Casting rays from geometry during OptiX ray generation program

In the ray generation program, I’d like to loop through geometries, check the material tag and, if an emitting material, launch rays by looping through each mesh element on the geometry

Don’t do that! That approach is not thinking “parallel compute”.
OptiX uses a single ray programming mode. If you launch millions of threads (launch dimension) then each of the individual threads (launch indices) needs to know/to be able to calculate exactly what ray it needs to shoot from where, without sequential searching though some data structure. Each of the threads must be completely independent of the other with no duplicate work.

That means you should know before your launch which meshes need to be sampled.
To accomplish that you would only store the data for the meshes which need to be sampled inside buffers accessible to the ray generation program.

I’m assuming OptiX 7 in the below description. (For older versions, there are no launch parameter struct but variables and buffers at the context scope.)
This is probably over-engineering your problem, but this description is effectively what is required for arbitrary mesh light sampling which I have implemented before.

Making the geometry topology and transformation available to the ray generation program is pretty straightforward, but needs some amount of host code to prepare the necessary data.

You say the “material” decides which mesh should be sampled. That is an additional indirection you need to resolve.
That depends on the granularity at which the material is assigned to the geometric primitives (e.g. per triangle, per instance) which would make this more or less involved.

Let’s assume you have a two-level scene hierarchy with instance and geometry acceleration structure (IAS->GAS) and the material is assigned per instance.
That would allow using the same geometry with different materials.

To make things flexible, you store the vertex attributes and indices of all GAS inside the scene in individual device buffers per GAS. That means you have at least two CUdeviceptr per GAS (if your attributes are interleaved).
You also need to store the number of primitives inside the geometry to be able to select one primitive from the indices.

If you need to sample each whole mesh surface uniformly, there also needs to be a one-dimensional cumulative distribution function over the primitive area, which number of entries is also the number of primitives.

=> That would be the geometry part on object coordinates, one structure with all these information per geometry, put into a buffer, referenced via a CUdeviceptr

Now since the instances hold the transformation and the material is assigned per instance, you would need another buffer which stores only the instances which have a material assigned which needs to be sampled to avoid any searches.
Means there needs to be another CUdeviceptr ins you launch parameters which holds the instance transform and an index into the geometry buffer in the launch parameters with the same instance->geometry assignment as used in the IAS->GAS.
=> That would be the instance part.

Now you need to define how the sampling happens. That would define the amount of rays spent on each geometry.
I don’t know how your expected output data should be stored.

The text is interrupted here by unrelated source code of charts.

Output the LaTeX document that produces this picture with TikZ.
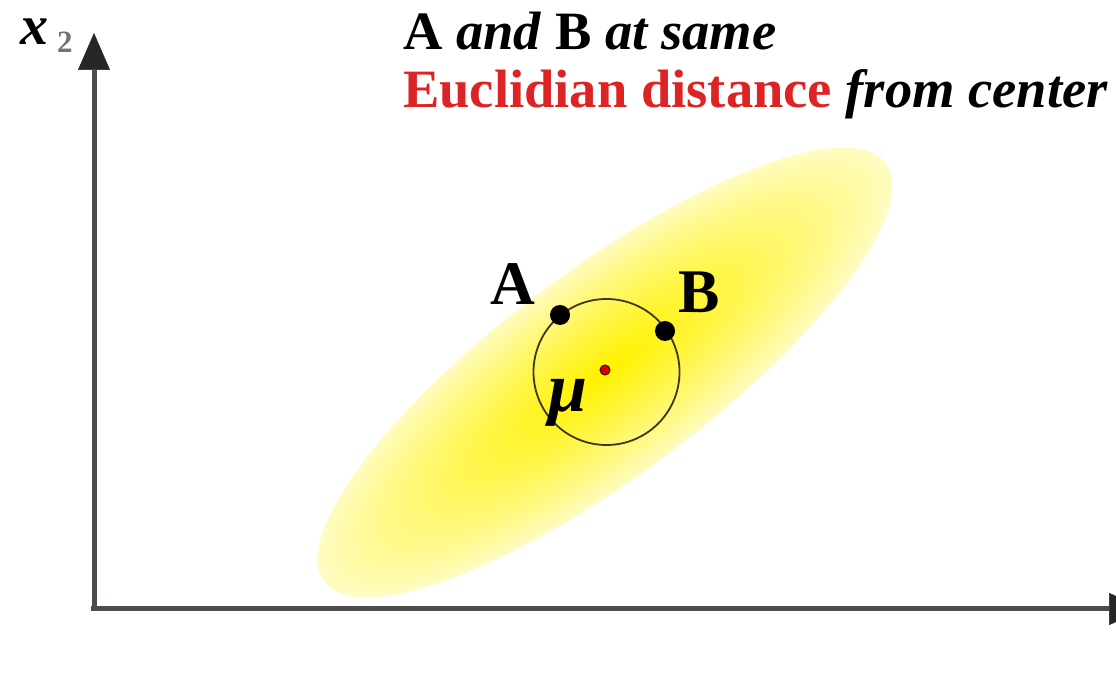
\documentclass[tikz,border=0pt]{standalone}
\usepackage{fontspec}
\setmainfont{Liberation Serif}
\usetikzlibrary{arrows.meta}
\definecolor{axisgray}{RGB}{80,76,76}
\definecolor{titlered}{RGB}{220,36,36}
\definecolor{circline}{RGB}{60,55,30}
\tikzset{
  axisline/.style={draw=axisgray, line width=5pt, -{Triangle[length=37pt,width=32pt,color=black!85,line width=0.5pt]}},
  titletext/.style={anchor=base west, inner sep=0pt, font=\fontsize{54}{60}\selectfont\bfseries},
  ptlabel/.style={anchor=base west, inner sep=0pt, font=\fontsize{62}{66}\selectfont\bfseries},
  ptdot/.style={circle, fill=black, minimum size=20pt, inner sep=0pt},
}
\begin{document}
\begin{tikzpicture}[x=1pt,y=1pt]
\useasboundingbox (0,0) rectangle (1116,677);
% gaussian-like ellipse
\begin{scope}[shift={(605,304.5)}, rotate=36.7]
  \foreach \i in {0,...,45}{
    \pgfmathsetmacro{\s}{1-\i/46}
    \pgfmathsetmacro{\p}{24+76*(\i/45)^0.85}
    \fill[yellow!\p!white] (0,0) ellipse [x radius={350*\s}, y radius={103*\s}];
  }
\end{scope}
% axes
\coordinate (O) at (91,68);
\coordinate (ytip) at (94,644);
\coordinate (xtip) at (1146,68);
\draw[axisline] (94,68) -- (ytip);
\draw[axisline] (O) -- (xtip);
\node[anchor=base west, inner sep=0pt, font=\fontsize{56}{60}\selectfont\bfseries\itshape] (x2) at (20,632) {x};
\node[anchor=base west, inner sep=0pt, font=\fontsize{31}{33}\selectfont\bfseries, text=black!55] (sub2) at (57,624) {2};
% circle
\node[circle, draw=circline, line width=1.8pt, minimum size=146pt, inner sep=0pt] (circ) at (606.5,305) {};
\node[ptdot] (A) at (560,362) {};
\node[ptdot] (B) at (665,346) {};
\node[circle, fill=red!85!black, draw=black!70!red, line width=1pt, minimum size=10pt, inner sep=0pt] (mu) at (605,307) {};
\node[ptlabel] (LA) at (490,372) {A};
\node[ptlabel] (LB) at (678,364) {B};
\node[anchor=base west, inner sep=0pt, font=\fontsize{70}{74}\selectfont\bfseries\itshape] (lmu) at (548,265) {μ};
% title
\node[titletext] (t1) at (403,627) {\scalebox{1.01}[1]{A \textit{and} B \textit{at same}}};
\node[titletext] (t2) at (403,569) {\scalebox{1.01}[1]{\textcolor{titlered}{Euclidian distance} \textit{from center}}};
\end{tikzpicture}
\end{document}
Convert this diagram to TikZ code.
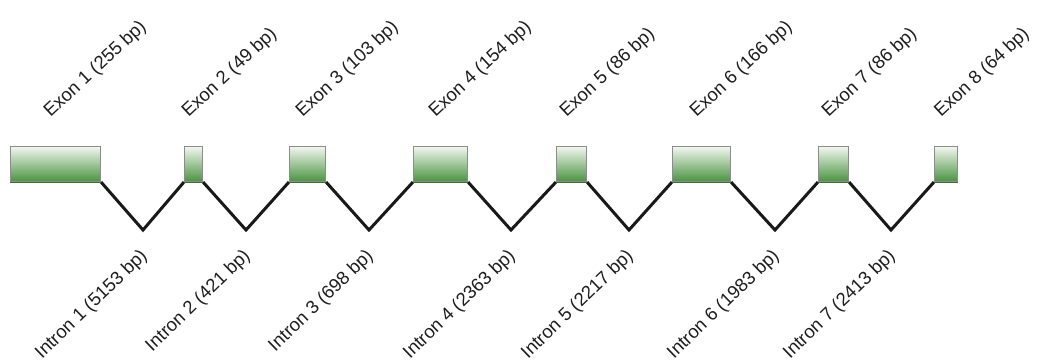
\documentclass[tikz,border=0pt]{standalone}
\usepackage{fontspec}
\setmainfont{Liberation Sans}
\usetikzlibrary{backgrounds}
\definecolor{exgreen}{HTML}{4A9440}
\definecolor{exlight}{HTML}{F2F6F0}
\definecolor{exedge}{HTML}{8C8C8C}
\definecolor{exbottom}{HTML}{3A6E32}
\definecolor{txt}{HTML}{1E1E1E}
\tikzset{
  exon/.style={draw=exedge, line width=1pt, top color=exlight, bottom color=exgreen,
    minimum height=35pt, inner sep=0pt, anchor=north west},
  intron/.style={draw=black!90, line width=3pt, line join=miter},
  exlab/.style={anchor=base west, rotate=43, inner sep=0pt, text=txt,
    font=\fontsize{18.5}{22}\selectfont},
  inlab/.style={anchor=base east, rotate=44, inner sep=0pt, text=txt,
    font=\fontsize{18.5}{22}\selectfont}
}
\begin{document}
\begin{tikzpicture}[x=1pt,y=-1pt]
\useasboundingbox (0,0) rectangle (1042,361);
% exons
\node[exon, minimum width=90pt] (e1) at (10,146) {};
\node[exon, minimum width=18pt] (e2) at (184,146) {};
\node[exon, minimum width=36pt] (e3) at (289,146) {};
\node[exon, minimum width=54pt] (e4) at (413,146) {};
\node[exon, minimum width=30pt] (e5) at (556,146) {};
\node[exon, minimum width=58pt] (e6) at (672,146) {};
\node[exon, minimum width=30pt] (e7) at (818,146) {};
\node[exon, minimum width=23pt] (e8) at (934,146) {};
\foreach \i in {1,...,8}{
  \draw[exbottom, line width=1pt] (e\i.south west) -- (e\i.south east);
}
% valleys
\coordinate (v1) at (143,230);
\coordinate (v2) at (246,230);
\coordinate (v3) at (369,230);
\coordinate (v4) at (511,230);
\coordinate (v5) at (629,230);
\coordinate (v6) at (775,230);
\coordinate (v7) at (891,230);
\begin{scope}[on background layer]
\draw[intron] (e1.south east) -- (v1) -- (e2.south west);
\draw[intron] (e2.south east) -- (v2) -- (e3.south west);
\draw[intron] (e3.south east) -- (v3) -- (e4.south west);
\draw[intron] (e4.south east) -- (v4) -- (e5.south west);
\draw[intron] (e5.south east) -- (v5) -- (e6.south west);
\draw[intron] (e6.south east) -- (v6) -- (e7.south west);
\draw[intron] (e7.south east) -- (v7) -- (e8.south west);
\end{scope}
% exon labels
\node[exlab] (le1) at ([xshift=-5pt,yshift=28pt]e1.north) {Exon 1 (255 bp)};
\node[exlab] (le2) at ([xshift=-5pt,yshift=28pt]e2.north) {Exon 2 (49 bp)};
\node[exlab] (le3) at ([xshift=-5pt,yshift=28pt]e3.north) {Exon 3 (103 bp)};
\node[exlab] (le4) at ([xshift=-5pt,yshift=28pt]e4.north) {Exon 4 (154 bp)};
\node[exlab] (le5) at ([xshift=-5pt,yshift=28pt]e5.north) {Exon 5 (86 bp)};
\node[exlab] (le6) at ([xshift=-5pt,yshift=28pt]e6.north) {Exon 6 (166 bp)};
\node[exlab] (le7) at ([xshift=-5pt,yshift=28pt]e7.north) {Exon 7 (86 bp)};
\node[exlab] (le8) at ([xshift=-5pt,yshift=28pt]e8.north) {Exon 8 (64 bp)};
% intron labels
\node[inlab] (li1) at ([xshift=5pt,yshift=-27pt]v1) {Intron 1 (5153 bp)};
\node[inlab] (li2) at ([xshift=5pt,yshift=-27pt]v2) {Intron 2 (421 bp)};
\node[inlab] (li3) at ([xshift=5pt,yshift=-27pt]v3) {Intron 3 (698 bp)};
\node[inlab] (li4) at ([xshift=5pt,yshift=-27pt]v4) {Intron 4 (2363 bp)};
\node[inlab] (li5) at ([xshift=5pt,yshift=-27pt]v5) {Intron 5 (2217 bp)};
\node[inlab] (li6) at ([xshift=5pt,yshift=-27pt]v6) {Intron 6 (1983 bp)};
\node[inlab] (li7) at ([xshift=5pt,yshift=-27pt]v7) {Intron 7 (2413 bp)};
\end{tikzpicture}
\end{document}
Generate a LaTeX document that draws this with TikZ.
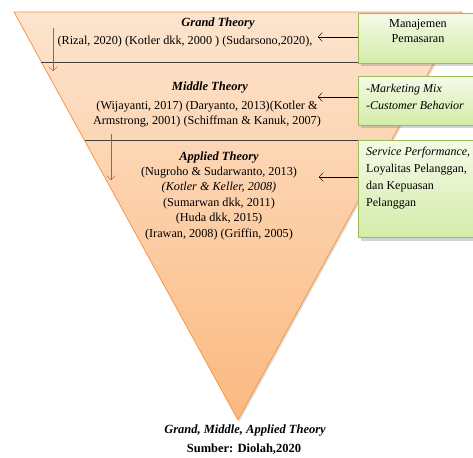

Let’s make it simple again. Assuming each mesh should get the same amount of rays independently of their world space surface. Otherwise you would need to pick the proper launch dimension per surface area.
Then you could for example handle each mesh in an independent launch. (That would be your loop over the meshes done on the host, not inside the ray generation program!)
Means each launch would select one of the instances inside the launch parameters by setting an index variable.
That would also simplify handling the resulting output.

The launch dimension would define how many rays are spent sampling that mesh.
Now each launch index would read the instance matrix, read the index into the geometry structures, read the number of primitives, pick one geometry index inside the geometry (via the CDF when the sampling should be uniformly over the surface area), then read the triangle indices, read the three vertex positions from the geometry attributes in object space, sample a point on the triangle uniformly, transform that point into world space and shoot your ray.
Then somehow store the result in a form you need. That would define how the results are written.

If you need to be able to assign the results to primitives again, this would either be done with atomicAdd( )in a scattering algorithm, because the random sampling of primitives means multiple threads can work on one primitive at the same time.
Or your results could be the same number of elements as the launch dimension and you store the primitive ID along with the data and gather the results per primitive ID in a second CUDA kernel.

This could also be done with progressive algorithms where each launch improves the results. That would require an additional sub-frame value which changes the random number generator picking the sample points per launch.

A completely different approach would be to calculate the sample points inside a native CUDA kernel and provide a buffer with ray origin and directions to the ray generation program.

Other posts on this forum touched the same topic, mostly related to ambient occlusion and radiation heat transfer.